Shallow Groundwater Denitrification in Riparian Zones of a Headwater Agricultural Landscape

Riparian zones adjacent to cropped lands are effective at reducing nitrate (NO3-) loads to receiving water bodies primarily through plant assimilation and denitrification. Denitrification represents a permanent removal pathway and a greenhouse gas source, converting NO3- to inert N-2 gas or nitrous oxide (N2O), and has been the subject of many studies in agricultural landscapes. Despite the prevailing notion that riparian zones can be areas of enhanced denitrification, there is a lack of in situ denitrification measurements from these areas that buffer streams and rivers from NO3- originating in upland cropped soils, especially over time scales that capture seasonal dynamics.
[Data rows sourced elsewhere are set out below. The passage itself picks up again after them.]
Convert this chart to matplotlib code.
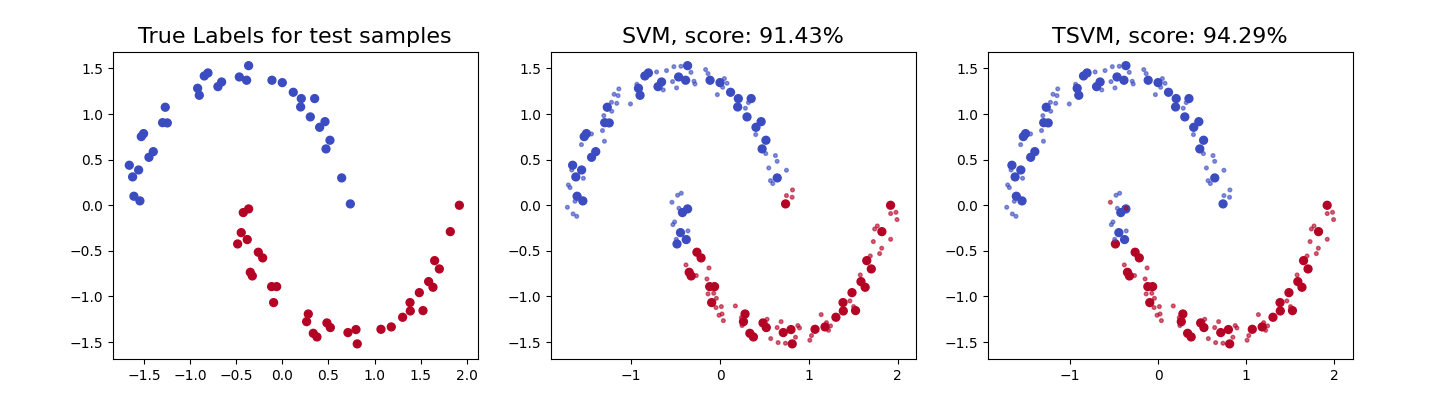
import numpy as np
import matplotlib
matplotlib.use("Agg")
import matplotlib.pyplot as plt

# ---- test samples (x, y) ----
test_x = [-1.659, -1.623, -1.558, -1.609, -1.544, -1.529, -1.504, -1.446, -1.399, -1.298,
          -1.247, -1.269, -0.918, -0.900, -0.846, -0.806, -0.698, -0.658, -0.466, -0.387,
          -0.365, -0.112, 0.000, 0.119, 0.206, 0.199, 0.351, 0.304, 0.405, 0.463,
          0.517, 0.474, 0.644, 0.738,
          -0.423, -0.365, -0.445, -0.380, -0.484, -0.260, -0.213, -0.347, -0.325, -0.116,
          -0.061, -0.094, 0.282, 0.264, 0.336, 0.376, 0.484, 0.521, 0.712, 0.799,
          0.813, 1.070, 1.182, 1.305, 1.385, 1.388, 1.486, 1.526, 1.587, 1.634,
          1.652, 1.703, 1.822, 1.920]
test_y = [0.439, 0.311, 0.387, 0.099, 0.048, 0.753, 0.786, 0.526, 0.588, 0.906,
          0.903, 1.075, 1.283, 1.206, 1.418, 1.451, 1.301, 1.352, 1.407, 1.371,
          1.531, 1.371, 1.345, 1.239, 1.170, 1.078, 1.170, 0.969, 0.855, 0.917,
          0.713, 0.618, 0.300, 0.015,
          -0.080, -0.040, -0.300, -0.376, -0.424, -0.515, -0.577, -0.735, -0.775, -0.892,
          -0.892, -1.067, -1.192, -1.276, -1.404, -1.444, -1.290, -1.341, -1.396, -1.363,
          -1.520, -1.360, -1.334, -1.228, -1.067, -1.159, -0.958, -1.155, -0.837, -0.899,
          -0.607, -0.698, -0.289, 0.000]
true_labels = [0] * 34 + [1] * 34
svm_pred = [0] * 33 + [1] + [0] * 5 + [1] * 29
tsvm_pred = [0] * 34 + [0] * 4 + [1] * 30

# ---- unlabeled samples ----
unl_x = [-1.718, -1.654, -1.613, -1.707, -1.688, -1.632, -1.538, -1.669, -1.560, -1.447,
         -1.301, -1.323, -1.308, -1.218, -1.222, -1.162, -1.192, -1.147, -1.139, -1.008,
         -0.936, -0.925, -0.714, -0.602, -0.639, -0.534, -0.519, -0.489, -0.440, -0.327,
         -0.293, -0.282, -0.162, -0.135, -0.030, 0.049, 0.079, 0.030, 0.286, 0.320,
         0.402, 0.515, 0.624, 0.643, 0.549, 0.568, 0.594, 0.748,
         -0.541, -0.477, -0.436, -0.511, -0.530, -0.361, -0.492, -0.462, -0.361,
         0.816, 0.748, 0.812, 1.921, 1.981, 1.993, 1.741, 1.771, 1.726, 1.921,
         1.820, 1.797, 1.692, 1.579, 1.462, 1.504, 1.139, 0.876, 0.895, 0.850,
         1.030, 1.011, 1.199, 1.244, 1.222, -0.383, -0.124, -0.267, -0.147, -0.135,
         -0.071, -0.041, 0.015, -0.045, 0.023, -0.011, 0.038, 0.173, 0.241, 0.248,
         0.530, 0.688, 0.643, 0.571, 0.654, 0.737]
unl_y = [-0.022, -0.095, -0.121, 0.223, 0.194, 0.044, 0.296, 0.387, 0.665, 0.782,
         0.702, 0.819, 0.983, 1.031, 1.129, 1.118, 1.217, 1.202, 1.276, 1.111,
         1.327, 1.294, 1.462, 1.477, 1.265, 1.356, 1.520, 1.287, 1.524, 1.458,
         1.360, 1.330, 1.488, 1.444, 1.213, 1.389, 1.338, 1.294, 1.064, 1.126,
         0.775, 0.567, 0.545, 0.482, 0.409, 0.270, 0.238, 0.384,
         0.033, 0.110, 0.132, -0.183, -0.212, -0.281, -0.373, -0.033, -0.033,
         0.168, 0.106, 0.088, -0.091, -0.077, -0.157, -0.260, -0.227, -0.398, -0.373,
         -0.471, -0.530, -0.556, -0.764, -1.049, -1.111, -1.199, -1.319, -1.345, -1.447,
         -1.429, -1.480, -1.287, -1.323, -1.371, -0.654, -0.687, -0.771, -0.808, -0.972,
         -0.965, -1.020, -1.111, -1.122, -1.192, -1.206, -1.265, -1.104, -1.232, -1.319,
         -1.250, -1.276, -1.341, -1.462, -1.506, -1.513]
svm_unl = [0] * 57 + [1] * 46
tsvm_unl = [0] * 48 + [1] + [0] * 7 + [1] + [0] * 3 + [1] * 43

titles = ["True Labels for test samples", "SVM, score: 91.43%", "TSVM, score: 94.29%"]

fig = plt.figure(figsize=(14.36, 3.94), dpi=100)
lefts = [112.7, 550.7, 987.7]
W, H = 1436.0, 394.0
axes = [fig.add_axes([l / W, (394 - 359.3) / H, 365 / W, 307.6 / H]) for l in lefts]

big_s = 32
small_s = 7

ax = axes[0]
ax.scatter(test_x, test_y, c=true_labels, cmap="coolwarm", vmin=0, vmax=1, s=big_s)
ax.set_xlim(-1.839, 2.119)
ax.set_ylim(-1.689, 1.684)

for ax, tp, up, xl in [(axes[1], svm_pred, svm_unl, (-1.906, 2.203)),
                       (axes[2], tsvm_pred, tsvm_unl, (-1.934, 2.210))]:
    ax.scatter(test_x, test_y, c=tp, cmap="coolwarm", vmin=0, vmax=1, s=big_s)
    ax.scatter(unl_x, unl_y, c=up, cmap="coolwarm", vmin=0, vmax=1, s=small_s, alpha=0.6)
    ax.set_xlim(*xl)
    ax.set_ylim(-1.689, 1.684)

for ax, t in zip(axes, titles):
    ax.set_title(t, fontsize=16)
    ax.tick_params(labelsize=10)

fig.savefig("out.png", dpi=100)
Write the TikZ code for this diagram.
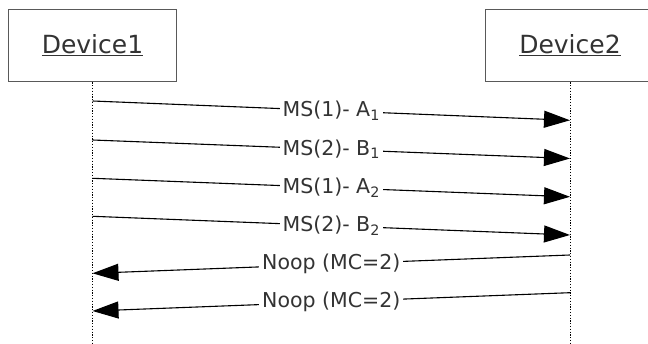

We measured in situ groundwater denitrification rates in two riparian zones of an intensive dairy farm located in the headwaters of the Susquehanna River. Denitrification rates determined monthly over a 1-yr period with the N-15-NO3 push-pull method ranged from 0 to 4177 mu g N kg soil(-1) d(-1) (mean, 830 +/- 193 mu g N kg soil(-1) d(-1)). Denitrification showed a distinct seasonal pattern, with highest rates observed in the spring and summer, concomitant with warmer temperatures and decreasing dissolved oxygen. We estimate an annual N loss of 470 +/- 116 kg yr(-1) ha(-1) of riparian zone via denitrification in the shallow saturated zone, with the potential for >20% of this amount occurring as N2O. Total denitrification from shallow groundwater in the riparian zone was equivalent to 32% of manure N spread on the adjacent upland field, confirming the importance of riparian zones in agricultural landscapes at controlling N loads entering downstream waters.